■ EXERCISE BRIEF ■
Copy the listing verbatim, excluding any images found in it.

■ DATA SHOWN ■
┄┄┄┄┄┄┄┄┄┄
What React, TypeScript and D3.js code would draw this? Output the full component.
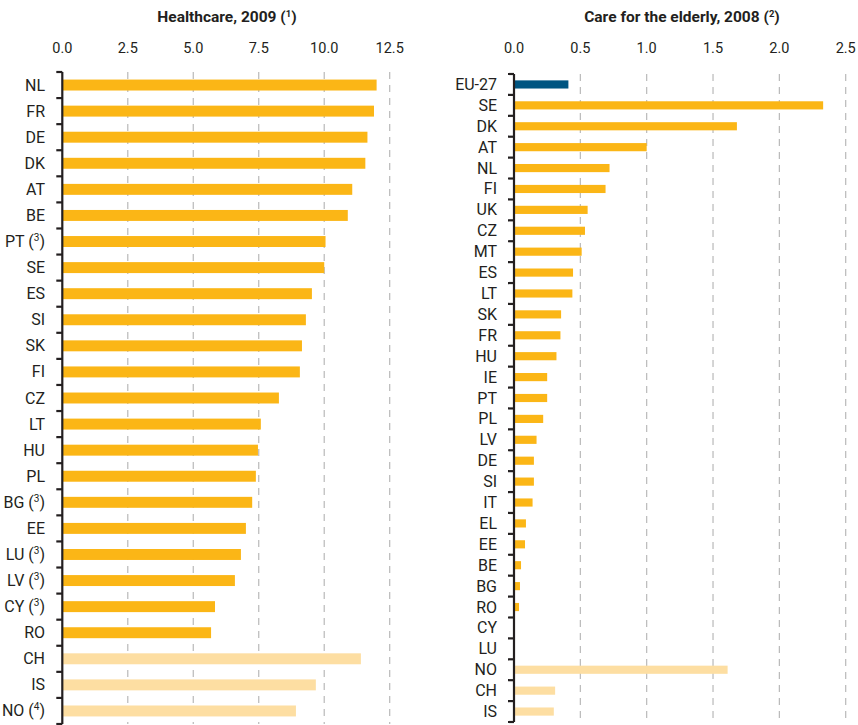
import React from "react";
import * as d3 from "d3";

// ---- Healthcare, 2009 ----
const healthCountries = ["NL", "FR", "DE", "DK", "AT", "BE", "PT", "SE", "ES", "SI", "SK", "FI", "CZ", "LT", "HU", "PL", "BG", "EE", "LU", "LV", "CY", "RO", "CH", "IS", "NO"];
const healthNotes = ["", "", "", "", "", "", "3", "", "", "", "", "", "", "", "", "", "3", "", "3", "3", "3", "", "", "", "4"];
const healthValues = [12.0, 11.9, 11.65, 11.57, 11.07, 10.9, 10.05, 10.0, 9.53, 9.3, 9.15, 9.07, 8.27, 7.58, 7.47, 7.39, 7.25, 7.01, 6.82, 6.59, 5.83, 5.68, 11.4, 9.68, 8.92];
const healthGroups = ["eu", "eu", "eu", "eu", "eu", "eu", "eu", "eu", "eu", "eu", "eu", "eu", "eu", "eu", "eu", "eu", "eu", "eu", "eu", "eu", "eu", "eu", "efta", "efta", "efta"];
const healthTicks = [0, 2.5, 5, 7.5, 10, 12.5];

// ---- Care for the elderly, 2008 ----
const elderlyCountries = ["EU-27", "SE", "DK", "AT", "NL", "FI", "UK", "CZ", "MT", "ES", "LT", "SK", "FR", "HU", "IE", "PT", "PL", "LV", "DE", "SI", "IT", "EL", "EE", "BE", "BG", "RO", "CY", "LU", "NO", "CH", "IS"];
const elderlyValues = [0.41, 2.33, 1.68, 1.0, 0.72, 0.69, 0.555, 0.535, 0.51, 0.445, 0.44, 0.355, 0.35, 0.32, 0.25, 0.25, 0.22, 0.17, 0.15, 0.15, 0.14, 0.09, 0.083, 0.053, 0.045, 0.038, 0, 0, 1.61, 0.31, 0.30];
const elderlyGroups = ["agg", "eu", "eu", "eu", "eu", "eu", "eu", "eu", "eu", "eu", "eu", "eu", "eu", "eu", "eu", "eu", "eu", "eu", "eu", "eu", "eu", "eu", "eu", "eu", "eu", "eu", "eu", "eu", "efta", "efta", "efta"];
const elderlyTicks = [0, 0.5, 1, 1.5, 2, 2.5];

const COLORS: Record<string, string> = { eu: "#fbb616", efta: "#fddea2", agg: "#005581" };
const FONT = "Roboto, 'Open Sans', sans-serif";
const AXIS = "#231f20";
const TEXT = "#231f20";

type PanelProps = {
  title: string;
  titleNote: string;
  titleX: number;
  categories: string[];
  notes?: string[];
  values: number[];
  groups: string[];
  ticks: number[];
  x0: number;
  x1: number;
  y0: number;
  y1: number;
  padInner: number;
  labelRight: number;
};

function Panel(p: PanelProps) {
  const x = d3.scaleLinear().domain([p.ticks[0], p.ticks[p.ticks.length - 1]]).range([p.x0, p.x1]);
  const y = d3
    .scaleBand<string>()
    .domain(p.categories)
    .range([p.y0, p.y1])
    .paddingInner(p.padInner)
    .paddingOuter(p.padInner / 2);
  const step = y.step();
  const bw = y.bandwidth();
  const boundaries = p.categories.map((c) => (y(c) as number) - (step * p.padInner) / 2);
  boundaries.push(p.y1);
  const fmt = d3.format(".1f");
  return (
    <g>
      <text x={p.titleX} y={22} textAnchor="middle" fontFamily={FONT} fontWeight={700} fontSize={15.5} fill={TEXT}>
        {p.title} (
        <tspan fontSize={9.5} dy={-5}>{p.titleNote}</tspan>
        <tspan dy={5}>)</tspan>
      </text>
      {p.ticks.map((t) => (
        <text key={"tl" + t} x={x(t)} y={52.5} textAnchor="middle" fontFamily={FONT} fontSize={14.5} fill={TEXT}>
          {fmt(t)}
        </text>
      ))}
      {p.ticks.slice(1).map((t) => (
        <line key={"g" + t} x1={x(t)} x2={x(t)} y1={p.y0} y2={p.y1} stroke="#b9b9b9" strokeWidth={1.2} strokeDasharray="7,6" />
      ))}
      {p.categories.map((c, i) => (
        <rect key={"b" + c} x={x(0)} y={y(c)} width={Math.max(0, x(p.values[i]) - x(0))} height={bw} fill={COLORS[p.groups[i]]} />
      ))}
      {p.categories.map((c, i) => (
        <text key={"l" + c} x={p.labelRight} y={(y(c) as number) + bw / 2 + 5.5} textAnchor="end" fontFamily={FONT} fontSize={16} fill={TEXT}>
          {c}
          {p.notes && p.notes[i] ? (
            <>
              {" ("}
              <tspan fontSize={10} dy={-6}>{p.notes[i]}</tspan>
              <tspan dy={6}>)</tspan>
            </>
          ) : null}
        </text>
      ))}
      <line x1={x(0)} x2={x(0)} y1={p.y0} y2={p.y1} stroke={AXIS} strokeWidth={2.2} />
      {boundaries.map((b, i) => (
        <line key={"t" + i} x1={x(0) - 6} x2={x(0)} y1={b} y2={b} stroke={AXIS} strokeWidth={2.2} />
      ))}
    </g>
  );
}

export default function App() {
  return (
    <div style={{ position: "absolute", left: 0, top: 0 }}>
      <svg width={858} height={725} style={{ display: "block", background: "#fff" }}>
        <Panel
          title="Healthcare, 2009"
          titleNote="1"
          titleX={227}
          categories={healthCountries}
          notes={healthNotes}
          values={healthValues}
          groups={healthGroups}
          ticks={healthTicks}
          x0={62.3}
          x1={389.7}
          y0={72}
          y1={724}
          padInner={0.58}
          labelRight={45}
        />
        <Panel
          title="Care for the elderly, 2008"
          titleNote="2"
          titleX={682}
          categories={elderlyCountries}
          values={elderlyValues}
          groups={elderlyGroups}
          ticks={elderlyTicks}
          x0={514}
          x1={845.7}
          y0={74}
          y1={722}
          padInner={0.61}
          labelRight={497}
        />
      </svg>
    </div>
  );
}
┄┄┄┄┄┄┄┄┄┄
■ SOLUTION FOR THIS PROBLEM ■
What React, TypeScript and D3.js code would draw this? Output the full component.
import React from "react";
import * as d3 from "d3";

// ---- Healthcare, 2009 ----
const healthCountries = ["NL", "FR", "DE", "DK", "AT", "BE", "PT", "SE", "ES", "SI", "SK", "FI", "CZ", "LT", "HU", "PL", "BG", "EE", "LU", "LV", "CY", "RO", "CH", "IS", "NO"];
const healthNotes = ["", "", "", "", "", "", "3", "", "", "", "", "", "", "", "", "", "3", "", "3", "3", "3", "", "", "", "4"];
const healthValues = [12.0, 11.9, 11.65, 11.57, 11.07, 10.9, 10.05, 10.0, 9.53, 9.3, 9.15, 9.07, 8.27, 7.58, 7.47, 7.39, 7.25, 7.01, 6.82, 6.59, 5.83, 5.68, 11.4, 9.68, 8.92];
const healthGroups = ["eu", "eu", "eu", "eu", "eu", "eu", "eu", "eu", "eu", "eu", "eu", "eu", "eu", "eu", "eu", "eu", "eu", "eu", "eu", "eu", "eu", "eu", "efta", "efta", "efta"];
const healthTicks = [0, 2.5, 5, 7.5, 10, 12.5];

// ---- Care for the elderly, 2008 ----
const elderlyCountries = ["EU-27", "SE", "DK", "AT", "NL", "FI", "UK", "CZ", "MT", "ES", "LT", "SK", "FR", "HU", "IE", "PT", "PL", "LV", "DE", "SI", "IT", "EL", "EE", "BE", "BG", "RO", "CY", "LU", "NO", "CH", "IS"];
const elderlyValues = [0.41, 2.33, 1.68, 1.0, 0.72, 0.69, 0.555, 0.535, 0.51, 0.445, 0.44, 0.355, 0.35, 0.32, 0.25, 0.25, 0.22, 0.17, 0.15, 0.15, 0.14, 0.09, 0.083, 0.053, 0.045, 0.038, 0, 0, 1.61, 0.31, 0.30];
const elderlyGroups = ["agg", "eu", "eu", "eu", "eu", "eu", "eu", "eu", "eu", "eu", "eu", "eu", "eu", "eu", "eu", "eu", "eu", "eu", "eu", "eu", "eu", "eu", "eu", "eu", "eu", "eu", "eu", "eu", "efta", "efta", "efta"];
const elderlyTicks = [0, 0.5, 1, 1.5, 2, 2.5];

const COLORS: Record<string, string> = { eu: "#fbb616", efta: "#fddea2", agg: "#005581" };
const FONT = "Roboto, 'Open Sans', sans-serif";
const AXIS = "#231f20";
const TEXT = "#231f20";

type PanelProps = {
  title: string;
  titleNote: string;
  titleX: number;
  categories: string[];
  notes?: string[];
  values: number[];
  groups: string[];
  ticks: number[];
  x0: number;
  x1: number;
  y0: number;
  y1: number;
  padInner: number;
  labelRight: number;
};

function Panel(p: PanelProps) {
  const x = d3.scaleLinear().domain([p.ticks[0], p.ticks[p.ticks.length - 1]]).range([p.x0, p.x1]);
  const y = d3
    .scaleBand<string>()
    .domain(p.categories)
    .range([p.y0, p.y1])
    .paddingInner(p.padInner)
    .paddingOuter(p.padInner / 2);
  const step = y.step();
  const bw = y.bandwidth();
  const boundaries = p.categories.map((c) => (y(c) as number) - (step * p.padInner) / 2);
  boundaries.push(p.y1);
  const fmt = d3.format(".1f");
  return (
    <g>
      <text x={p.titleX} y={22} textAnchor="middle" fontFamily={FONT} fontWeight={700} fontSize={15.5} fill={TEXT}>
        {p.title} (
        <tspan fontSize={9.5} dy={-5}>{p.titleNote}</tspan>
        <tspan dy={5}>)</tspan>
      </text>
      {p.ticks.map((t) => (
        <text key={"tl" + t} x={x(t)} y={52.5} textAnchor="middle" fontFamily={FONT} fontSize={14.5} fill={TEXT}>
          {fmt(t)}
        </text>
      ))}
      {p.ticks.slice(1).map((t) => (
        <line key={"g" + t} x1={x(t)} x2={x(t)} y1={p.y0} y2={p.y1} stroke="#b9b9b9" strokeWidth={1.2} strokeDasharray="7,6" />
      ))}
      {p.categories.map((c, i) => (
        <rect key={"b" + c} x={x(0)} y={y(c)} width={Math.max(0, x(p.values[i]) - x(0))} height={bw} fill={COLORS[p.groups[i]]} />
      ))}
      {p.categories.map((c, i) => (
        <text key={"l" + c} x={p.labelRight} y={(y(c) as number) + bw / 2 + 5.5} textAnchor="end" fontFamily={FONT} fontSize={16} fill={TEXT}>
          {c}
          {p.notes && p.notes[i] ? (
            <>
              {" ("}
              <tspan fontSize={10} dy={-6}>{p.notes[i]}</tspan>
              <tspan dy={6}>)</tspan>
            </>
          ) : null}
        </text>
      ))}
      <line x1={x(0)} x2={x(0)} y1={p.y0} y2={p.y1} stroke={AXIS} strokeWidth={2.2} />
      {boundaries.map((b, i) => (
        <line key={"t" + i} x1={x(0) - 6} x2={x(0)} y1={b} y2={b} stroke={AXIS} strokeWidth={2.2} />
      ))}
    </g>
  );
}

export default function App() {
  return (
    <div style={{ position: "absolute", left: 0, top: 0 }}>
      <svg width={858} height={725} style={{ display: "block", background: "#fff" }}>
        <Panel
          title="Healthcare, 2009"
          titleNote="1"
          titleX={227}
          categories={healthCountries}
          notes={healthNotes}
          values={healthValues}
          groups={healthGroups}
          ticks={healthTicks}
          x0={62.3}
          x1={389.7}
          y0={72}
          y1={724}
          padInner={0.58}
          labelRight={45}
        />
        <Panel
          title="Care for the elderly, 2008"
          titleNote="2"
          titleX={682}
          categories={elderlyCountries}
          values={elderlyValues}
          groups={elderlyGroups}
          ticks={elderlyTicks}
          x0={514}
          x1={845.7}
          y0={74}
          y1={722}
          padInner={0.61}
          labelRight={497}
        />
      </svg>
    </div>
  );
}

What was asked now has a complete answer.